If you must have an ambush, it is probably best to start the scenario at the moment the ambush is sprung. That is to say have the specific starting hex of both sides, their specific speed for the previous turn (Turn #0), and any other unique circumstances. (You might even be specifying the damage one side received on Turn #0 and the empty weapons on the other side that will need reloading even though they are otherwise at WS-III.)

Do not be afraid to use terrain if it will make things interesting, but make sure you understand how the terrain feature you are using actually works. It can be embarrassing to discover that one side's technology is so negatively impacted by a given terrain as to make them essentially helpless before their opponent.

If you are going to create a monster as an opponent, you might start with Captain's Log #29 which had an article which collected all of the existing monster rules otherwise disbursed through the rulebooks, and you might look at some (you do not have to look at all of them) of the monster articles published in subsequent Captain's Logs for ideas of what to ask yourself in determining your monster's capabilities. (It can be embarrassing to have someone ask you what happens when your monster runs over a mine, or runs into a swarm of drones and you have not written a rule to cover it.)

Another aspect is background. Your scenario does not have to be the "pivotal battle that decided the outcome of the General War." It can be an important battle, or a battle that should never have been fought but that two captains (or commodores, or admirals) just could not let it go. But remember that background should also help explain your scenario special rules in some sense (the two captains that could not let it go explains why your scenario has a no retreat, no surrender, duel to the death outcome!).

And remember. Do not fixate on the full on warships. Star Fleet Battles has a rich plethora of ships. An auxiliary heavy carrier might have a duel to the death with an enemy auxiliary small fast patrol ship tender because both were being used to patrol quiet sectors on the front line and things got out of hand. Perhaps each might have a police ship or two (or armed freighters) as consorts that arrived before the battle got serious.
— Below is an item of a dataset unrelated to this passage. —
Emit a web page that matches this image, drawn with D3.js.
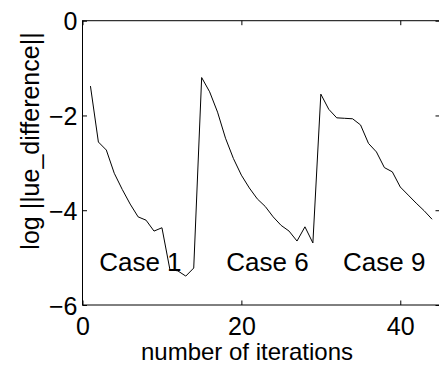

But remember that, in general you must adhere to the background. Someone wanted to use a monitor to attack an enemy base, and the game background in general does not allow this. (Monitors are so slow that by the time they arrive at the base to attack it, even with diversionary operations, the enemy will have time to gather a strong defending force.) But there are exceptions. A monitor that is moving towards the planet it will garrison, or returning from having garrisoned a planet that has now had a base built at it, just might happen to stumble across an Orion base. Or an Andromedan base. These are bases that are within its own empire and not part of an organized front and generally depend on being hidden and "off the beaten track" rather than having strong defending forces. Further, there is always a chance of a civil war encounter, a Romulan Monitor at the start of the Romulan civil war, or a Kzinti monitor at the start of the War of Return, or a Lyran monitor in any of the series of Lyran civil wars. The monitor might side with the opposition of the base that it was approaching when the civil war broke out.

You can find openings to write scenarios, but always keep in mind that you want your scenario "big enough to present the situation, but small enough to be interesting to play in an evening" to paraphrase an older quote.